■ Directive
Copy all the material that follows, keeping every character the same.

■ Dataset excerpt

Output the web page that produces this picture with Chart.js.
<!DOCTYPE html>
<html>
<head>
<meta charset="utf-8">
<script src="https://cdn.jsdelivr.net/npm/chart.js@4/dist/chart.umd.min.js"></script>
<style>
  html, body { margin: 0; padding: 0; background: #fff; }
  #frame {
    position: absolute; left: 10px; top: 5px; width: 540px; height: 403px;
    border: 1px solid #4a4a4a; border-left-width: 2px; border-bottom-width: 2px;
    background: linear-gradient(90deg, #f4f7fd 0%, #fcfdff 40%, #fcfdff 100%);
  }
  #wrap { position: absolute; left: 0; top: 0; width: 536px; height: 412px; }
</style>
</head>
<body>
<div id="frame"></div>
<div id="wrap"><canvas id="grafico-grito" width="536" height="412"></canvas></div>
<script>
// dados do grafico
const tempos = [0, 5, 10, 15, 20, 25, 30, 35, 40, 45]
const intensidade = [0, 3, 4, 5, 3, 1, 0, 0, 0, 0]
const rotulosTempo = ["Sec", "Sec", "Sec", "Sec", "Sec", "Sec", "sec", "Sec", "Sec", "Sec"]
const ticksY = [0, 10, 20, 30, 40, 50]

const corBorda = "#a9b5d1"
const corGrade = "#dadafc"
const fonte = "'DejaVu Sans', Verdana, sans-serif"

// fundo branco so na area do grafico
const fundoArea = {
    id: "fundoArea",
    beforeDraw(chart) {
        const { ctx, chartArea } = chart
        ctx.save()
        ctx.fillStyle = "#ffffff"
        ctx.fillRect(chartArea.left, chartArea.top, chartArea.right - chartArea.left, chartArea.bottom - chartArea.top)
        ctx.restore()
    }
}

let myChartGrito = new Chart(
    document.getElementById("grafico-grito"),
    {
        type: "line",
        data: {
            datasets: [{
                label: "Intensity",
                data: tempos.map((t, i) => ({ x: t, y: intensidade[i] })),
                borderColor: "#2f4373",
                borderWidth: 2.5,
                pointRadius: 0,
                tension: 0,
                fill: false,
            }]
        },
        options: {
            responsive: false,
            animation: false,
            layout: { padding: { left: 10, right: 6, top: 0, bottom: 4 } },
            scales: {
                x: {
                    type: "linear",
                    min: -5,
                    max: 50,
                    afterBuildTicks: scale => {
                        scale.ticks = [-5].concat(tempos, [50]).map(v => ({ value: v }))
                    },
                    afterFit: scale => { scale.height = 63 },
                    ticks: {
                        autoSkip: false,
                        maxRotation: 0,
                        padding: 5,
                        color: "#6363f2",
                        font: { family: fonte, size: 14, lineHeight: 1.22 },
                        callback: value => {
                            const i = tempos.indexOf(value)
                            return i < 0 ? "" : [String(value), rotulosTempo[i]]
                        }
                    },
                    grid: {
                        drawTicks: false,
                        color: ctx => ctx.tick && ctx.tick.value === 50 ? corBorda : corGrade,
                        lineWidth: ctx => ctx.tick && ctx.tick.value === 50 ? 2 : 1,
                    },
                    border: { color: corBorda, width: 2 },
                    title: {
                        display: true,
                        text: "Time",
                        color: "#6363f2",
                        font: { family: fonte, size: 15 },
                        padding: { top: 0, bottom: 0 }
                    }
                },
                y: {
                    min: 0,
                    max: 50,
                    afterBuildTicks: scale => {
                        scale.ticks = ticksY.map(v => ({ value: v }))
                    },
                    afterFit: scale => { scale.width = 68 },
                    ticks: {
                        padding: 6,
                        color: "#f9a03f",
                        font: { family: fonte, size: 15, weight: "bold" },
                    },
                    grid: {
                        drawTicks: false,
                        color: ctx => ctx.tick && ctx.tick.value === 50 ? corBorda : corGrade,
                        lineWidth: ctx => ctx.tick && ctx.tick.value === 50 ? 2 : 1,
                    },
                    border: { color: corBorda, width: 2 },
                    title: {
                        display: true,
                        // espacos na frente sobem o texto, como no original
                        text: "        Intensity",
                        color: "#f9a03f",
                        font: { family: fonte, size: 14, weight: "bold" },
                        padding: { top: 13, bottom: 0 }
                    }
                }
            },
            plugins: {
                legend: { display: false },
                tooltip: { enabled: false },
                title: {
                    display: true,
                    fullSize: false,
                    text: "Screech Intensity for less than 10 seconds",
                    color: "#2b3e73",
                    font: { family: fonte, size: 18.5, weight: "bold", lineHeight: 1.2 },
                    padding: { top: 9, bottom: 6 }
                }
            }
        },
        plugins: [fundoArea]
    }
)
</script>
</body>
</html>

■ Solution to the problem
Output the web page that produces this picture with Chart.js.
<!DOCTYPE html>
<html>
<head>
<meta charset="utf-8">
<script src="https://cdn.jsdelivr.net/npm/chart.js@4/dist/chart.umd.min.js"></script>
<style>
  html, body { margin: 0; padding: 0; background: #fff; }
  #frame {
    position: absolute; left: 10px; top: 5px; width: 540px; height: 403px;
    border: 1px solid #4a4a4a; border-left-width: 2px; border-bottom-width: 2px;
    background: linear-gradient(90deg, #f4f7fd 0%, #fcfdff 40%, #fcfdff 100%);
  }
  #wrap { position: absolute; left: 0; top: 0; width: 536px; height: 412px; }
</style>
</head>
<body>
<div id="frame"></div>
<div id="wrap"><canvas id="grafico-grito" width="536" height="412"></canvas></div>
<script>
// dados do grafico
const tempos = [0, 5, 10, 15, 20, 25, 30, 35, 40, 45]
const intensidade = [0, 3, 4, 5, 3, 1, 0, 0, 0, 0]
const rotulosTempo = ["Sec", "Sec", "Sec", "Sec", "Sec", "Sec", "sec", "Sec", "Sec", "Sec"]
const ticksY = [0, 10, 20, 30, 40, 50]

const corBorda = "#a9b5d1"
const corGrade = "#dadafc"
const fonte = "'DejaVu Sans', Verdana, sans-serif"

// fundo branco so na area do grafico
const fundoArea = {
    id: "fundoArea",
    beforeDraw(chart) {
        const { ctx, chartArea } = chart
        ctx.save()
        ctx.fillStyle = "#ffffff"
        ctx.fillRect(chartArea.left, chartArea.top, chartArea.right - chartArea.left, chartArea.bottom - chartArea.top)
        ctx.restore()
    }
}

let myChartGrito = new Chart(
    document.getElementById("grafico-grito"),
    {
        type: "line",
        data: {
            datasets: [{
                label: "Intensity",
                data: tempos.map((t, i) => ({ x: t, y: intensidade[i] })),
                borderColor: "#2f4373",
                borderWidth: 2.5,
                pointRadius: 0,
                tension: 0,
                fill: false,
            }]
        },
        options: {
            responsive: false,
            animation: false,
            layout: { padding: { left: 10, right: 6, top: 0, bottom: 4 } },
            scales: {
                x: {
                    type: "linear",
                    min: -5,
                    max: 50,
                    afterBuildTicks: scale => {
                        scale.ticks = [-5].concat(tempos, [50]).map(v => ({ value: v }))
                    },
                    afterFit: scale => { scale.height = 63 },
                    ticks: {
                        autoSkip: false,
                        maxRotation: 0,
                        padding: 5,
                        color: "#6363f2",
                        font: { family: fonte, size: 14, lineHeight: 1.22 },
                        callback: value => {
                            const i = tempos.indexOf(value)
                            return i < 0 ? "" : [String(value), rotulosTempo[i]]
                        }
                    },
                    grid: {
                        drawTicks: false,
                        color: ctx => ctx.tick && ctx.tick.value === 50 ? corBorda : corGrade,
                        lineWidth: ctx => ctx.tick && ctx.tick.value === 50 ? 2 : 1,
                    },
                    border: { color: corBorda, width: 2 },
                    title: {
                        display: true,
                        text: "Time",
                        color: "#6363f2",
                        font: { family: fonte, size: 15 },
                        padding: { top: 0, bottom: 0 }
                    }
                },
                y: {
                    min: 0,
                    max: 50,
                    afterBuildTicks: scale => {
                        scale.ticks = ticksY.map(v => ({ value: v }))
                    },
                    afterFit: scale => { scale.width = 68 },
                    ticks: {
                        padding: 6,
                        color: "#f9a03f",
                        font: { family: fonte, size: 15, weight: "bold" },
                    },
                    grid: {
                        drawTicks: false,
                        color: ctx => ctx.tick && ctx.tick.value === 50 ? corBorda : corGrade,
                        lineWidth: ctx => ctx.tick && ctx.tick.value === 50 ? 2 : 1,
                    },
                    border: { color: corBorda, width: 2 },
                    title: {
                        display: true,
                        // espacos na frente sobem o texto, como no original
                        text: "        Intensity",
                        color: "#f9a03f",
                        font: { family: fonte, size: 14, weight: "bold" },
                        padding: { top: 13, bottom: 0 }
                    }
                }
            },
            plugins: {
                legend: { display: false },
                tooltip: { enabled: false },
                title: {
                    display: true,
                    fullSize: false,
                    text: "Screech Intensity for less than 10 seconds",
                    color: "#2b3e73",
                    font: { family: fonte, size: 18.5, weight: "bold", lineHeight: 1.2 },
                    padding: { top: 9, bottom: 6 }
                }
            }
        },
        plugins: [fundoArea]
    }
)
</script>
</body>
</html>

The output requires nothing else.